___ Records supplied ___
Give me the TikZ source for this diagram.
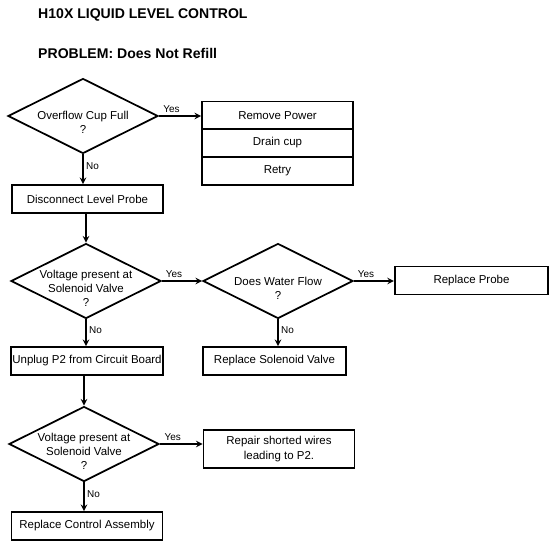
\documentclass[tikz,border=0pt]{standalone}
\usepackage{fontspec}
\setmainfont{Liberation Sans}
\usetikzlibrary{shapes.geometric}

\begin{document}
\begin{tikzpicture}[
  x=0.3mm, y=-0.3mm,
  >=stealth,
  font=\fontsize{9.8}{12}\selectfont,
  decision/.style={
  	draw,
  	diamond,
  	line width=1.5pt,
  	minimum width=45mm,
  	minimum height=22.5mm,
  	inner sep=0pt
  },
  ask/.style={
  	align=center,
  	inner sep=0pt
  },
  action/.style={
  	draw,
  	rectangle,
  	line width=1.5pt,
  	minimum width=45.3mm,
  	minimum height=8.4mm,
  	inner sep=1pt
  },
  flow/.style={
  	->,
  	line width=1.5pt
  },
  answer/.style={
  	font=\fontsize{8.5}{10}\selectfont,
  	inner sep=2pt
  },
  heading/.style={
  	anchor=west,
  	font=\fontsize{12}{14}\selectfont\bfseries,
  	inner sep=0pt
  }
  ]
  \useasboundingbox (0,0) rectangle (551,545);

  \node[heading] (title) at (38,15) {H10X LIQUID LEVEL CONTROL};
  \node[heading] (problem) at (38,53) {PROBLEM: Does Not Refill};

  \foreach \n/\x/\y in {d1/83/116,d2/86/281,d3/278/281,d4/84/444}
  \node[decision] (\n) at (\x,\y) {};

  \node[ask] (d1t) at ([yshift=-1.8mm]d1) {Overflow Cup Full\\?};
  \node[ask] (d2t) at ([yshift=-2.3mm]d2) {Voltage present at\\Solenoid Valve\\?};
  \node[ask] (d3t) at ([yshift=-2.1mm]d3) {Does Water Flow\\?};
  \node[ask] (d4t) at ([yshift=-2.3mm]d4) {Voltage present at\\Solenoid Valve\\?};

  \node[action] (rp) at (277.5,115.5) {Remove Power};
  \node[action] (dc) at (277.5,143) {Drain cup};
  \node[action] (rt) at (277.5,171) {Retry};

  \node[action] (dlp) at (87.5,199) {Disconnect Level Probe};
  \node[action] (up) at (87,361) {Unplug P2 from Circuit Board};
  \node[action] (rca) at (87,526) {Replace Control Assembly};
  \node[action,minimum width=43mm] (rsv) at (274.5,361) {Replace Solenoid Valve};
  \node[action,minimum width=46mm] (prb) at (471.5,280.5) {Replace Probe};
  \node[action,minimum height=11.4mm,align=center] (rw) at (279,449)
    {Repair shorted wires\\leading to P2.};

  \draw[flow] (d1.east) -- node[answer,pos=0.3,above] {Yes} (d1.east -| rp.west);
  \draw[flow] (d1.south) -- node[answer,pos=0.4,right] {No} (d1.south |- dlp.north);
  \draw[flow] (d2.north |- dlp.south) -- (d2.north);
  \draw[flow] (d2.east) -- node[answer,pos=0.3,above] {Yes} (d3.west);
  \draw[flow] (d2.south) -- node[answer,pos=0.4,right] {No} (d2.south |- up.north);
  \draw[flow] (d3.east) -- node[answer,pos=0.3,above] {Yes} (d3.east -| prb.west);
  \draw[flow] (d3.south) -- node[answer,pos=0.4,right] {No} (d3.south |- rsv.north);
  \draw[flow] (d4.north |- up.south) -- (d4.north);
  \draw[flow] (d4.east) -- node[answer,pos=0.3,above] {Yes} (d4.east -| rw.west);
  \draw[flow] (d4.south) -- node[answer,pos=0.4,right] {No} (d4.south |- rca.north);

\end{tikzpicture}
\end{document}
___
___ Records supplied ___
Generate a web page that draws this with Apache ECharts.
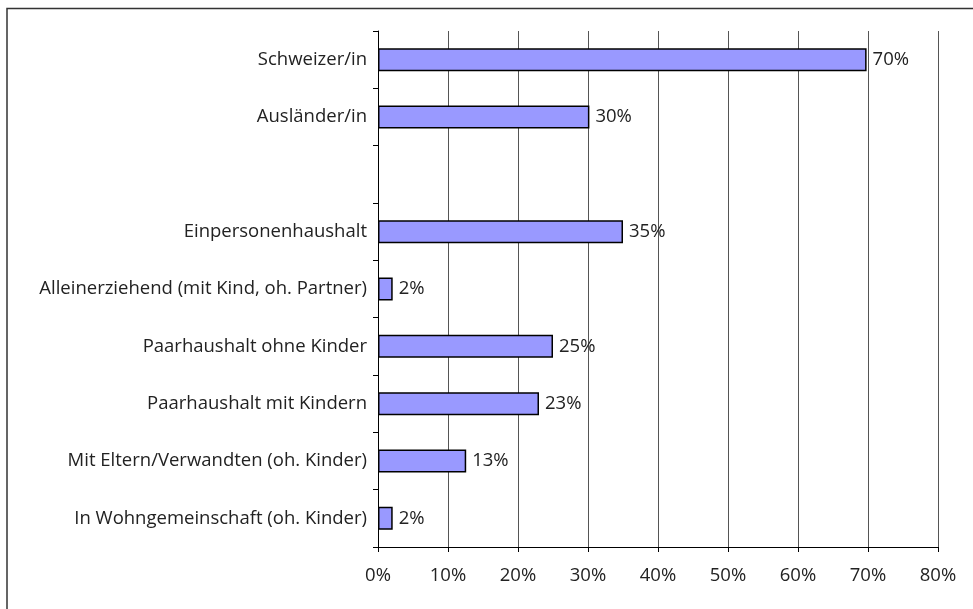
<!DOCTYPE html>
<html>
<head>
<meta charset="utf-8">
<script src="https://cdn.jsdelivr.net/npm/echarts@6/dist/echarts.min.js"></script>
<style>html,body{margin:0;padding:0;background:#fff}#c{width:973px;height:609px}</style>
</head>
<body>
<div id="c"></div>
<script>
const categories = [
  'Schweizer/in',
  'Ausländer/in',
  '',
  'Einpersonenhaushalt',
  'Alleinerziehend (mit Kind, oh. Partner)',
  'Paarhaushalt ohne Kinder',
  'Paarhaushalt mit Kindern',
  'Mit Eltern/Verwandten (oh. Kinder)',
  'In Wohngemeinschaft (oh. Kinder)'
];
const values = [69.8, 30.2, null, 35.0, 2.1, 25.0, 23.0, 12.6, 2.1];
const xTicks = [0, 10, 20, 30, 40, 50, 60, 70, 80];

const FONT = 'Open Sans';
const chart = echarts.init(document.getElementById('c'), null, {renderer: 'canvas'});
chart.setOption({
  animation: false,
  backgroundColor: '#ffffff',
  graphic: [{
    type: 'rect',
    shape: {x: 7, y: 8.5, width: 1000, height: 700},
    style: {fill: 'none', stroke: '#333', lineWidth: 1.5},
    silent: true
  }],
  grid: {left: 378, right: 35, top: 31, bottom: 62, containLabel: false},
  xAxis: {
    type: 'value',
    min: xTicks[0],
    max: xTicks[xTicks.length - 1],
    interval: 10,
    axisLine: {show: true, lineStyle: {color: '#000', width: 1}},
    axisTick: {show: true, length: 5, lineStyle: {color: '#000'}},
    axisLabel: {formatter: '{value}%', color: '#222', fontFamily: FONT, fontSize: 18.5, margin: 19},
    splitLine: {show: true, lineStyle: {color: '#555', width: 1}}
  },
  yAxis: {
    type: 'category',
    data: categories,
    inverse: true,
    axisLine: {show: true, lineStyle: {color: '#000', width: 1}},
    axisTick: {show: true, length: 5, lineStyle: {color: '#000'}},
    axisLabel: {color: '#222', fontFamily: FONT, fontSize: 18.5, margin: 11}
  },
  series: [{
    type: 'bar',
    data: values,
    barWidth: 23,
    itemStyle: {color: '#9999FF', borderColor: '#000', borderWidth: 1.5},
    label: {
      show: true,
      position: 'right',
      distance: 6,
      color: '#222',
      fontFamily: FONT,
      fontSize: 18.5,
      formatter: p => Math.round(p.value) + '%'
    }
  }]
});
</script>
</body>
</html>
___
___ Records supplied ___
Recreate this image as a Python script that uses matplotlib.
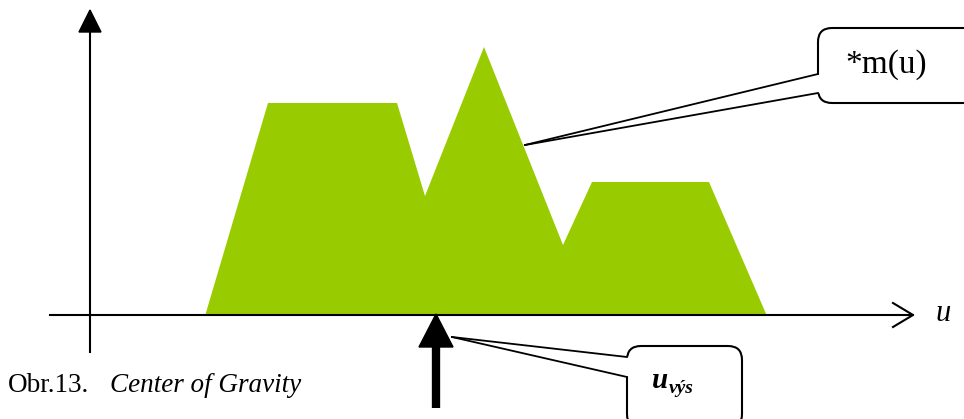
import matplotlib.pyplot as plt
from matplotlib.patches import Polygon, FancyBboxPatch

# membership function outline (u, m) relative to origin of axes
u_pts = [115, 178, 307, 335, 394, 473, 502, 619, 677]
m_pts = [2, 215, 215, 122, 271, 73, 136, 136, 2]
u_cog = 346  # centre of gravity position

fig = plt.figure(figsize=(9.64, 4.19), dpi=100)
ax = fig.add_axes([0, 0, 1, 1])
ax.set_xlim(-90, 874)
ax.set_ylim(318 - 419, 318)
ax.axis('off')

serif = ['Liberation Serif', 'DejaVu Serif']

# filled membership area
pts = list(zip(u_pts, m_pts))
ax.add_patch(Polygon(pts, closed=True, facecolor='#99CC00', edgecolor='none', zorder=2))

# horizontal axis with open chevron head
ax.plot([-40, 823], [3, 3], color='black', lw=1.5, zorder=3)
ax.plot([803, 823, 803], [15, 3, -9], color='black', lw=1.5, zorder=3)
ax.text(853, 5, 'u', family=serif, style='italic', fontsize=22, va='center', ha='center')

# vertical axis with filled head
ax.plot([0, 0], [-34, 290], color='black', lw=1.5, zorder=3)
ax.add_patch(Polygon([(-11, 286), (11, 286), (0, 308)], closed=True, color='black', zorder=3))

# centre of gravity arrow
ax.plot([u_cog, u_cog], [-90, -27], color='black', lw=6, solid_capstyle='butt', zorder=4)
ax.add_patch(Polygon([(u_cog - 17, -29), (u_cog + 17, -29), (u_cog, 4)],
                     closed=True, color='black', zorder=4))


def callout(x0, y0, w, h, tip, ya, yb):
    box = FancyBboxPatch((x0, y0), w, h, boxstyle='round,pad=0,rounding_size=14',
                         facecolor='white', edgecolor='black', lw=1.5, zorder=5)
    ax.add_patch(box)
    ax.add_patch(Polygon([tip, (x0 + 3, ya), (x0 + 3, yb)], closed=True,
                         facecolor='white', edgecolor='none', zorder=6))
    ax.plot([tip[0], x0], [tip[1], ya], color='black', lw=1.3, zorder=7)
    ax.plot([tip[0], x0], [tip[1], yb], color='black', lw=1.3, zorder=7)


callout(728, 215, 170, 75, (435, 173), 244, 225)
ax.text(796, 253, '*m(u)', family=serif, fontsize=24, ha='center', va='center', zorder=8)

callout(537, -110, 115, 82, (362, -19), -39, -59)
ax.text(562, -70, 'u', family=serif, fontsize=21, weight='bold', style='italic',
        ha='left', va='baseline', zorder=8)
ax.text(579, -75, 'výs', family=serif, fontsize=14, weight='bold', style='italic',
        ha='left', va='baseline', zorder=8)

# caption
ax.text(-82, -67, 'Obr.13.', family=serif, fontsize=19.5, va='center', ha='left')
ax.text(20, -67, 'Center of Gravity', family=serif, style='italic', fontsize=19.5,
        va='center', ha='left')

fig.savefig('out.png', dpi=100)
___
**Goal of the exercise**
Extract from the material above the stretch running from the line containing "Recreate this image" through the line containing "closed=True, color='black', zorder=3))". Keep the text exact and the pictures out.

**Response below**
Recreate this image as a Python script that uses matplotlib.
import matplotlib.pyplot as plt
from matplotlib.patches import Polygon, FancyBboxPatch

# membership function outline (u, m) relative to origin of axes
u_pts = [115, 178, 307, 335, 394, 473, 502, 619, 677]
m_pts = [2, 215, 215, 122, 271, 73, 136, 136, 2]
u_cog = 346  # centre of gravity position

fig = plt.figure(figsize=(9.64, 4.19), dpi=100)
ax = fig.add_axes([0, 0, 1, 1])
ax.set_xlim(-90, 874)
ax.set_ylim(318 - 419, 318)
ax.axis('off')

serif = ['Liberation Serif', 'DejaVu Serif']

# filled membership area
pts = list(zip(u_pts, m_pts))
ax.add_patch(Polygon(pts, closed=True, facecolor='#99CC00', edgecolor='none', zorder=2))

# horizontal axis with open chevron head
ax.plot([-40, 823], [3, 3], color='black', lw=1.5, zorder=3)
ax.plot([803, 823, 803], [15, 3, -9], color='black', lw=1.5, zorder=3)
ax.text(853, 5, 'u', family=serif, style='italic', fontsize=22, va='center', ha='center')

# vertical axis with filled head
ax.plot([0, 0], [-34, 290], color='black', lw=1.5, zorder=3)
ax.add_patch(Polygon([(-11, 286), (11, 286), (0, 308)], closed=True, color='black', zorder=3))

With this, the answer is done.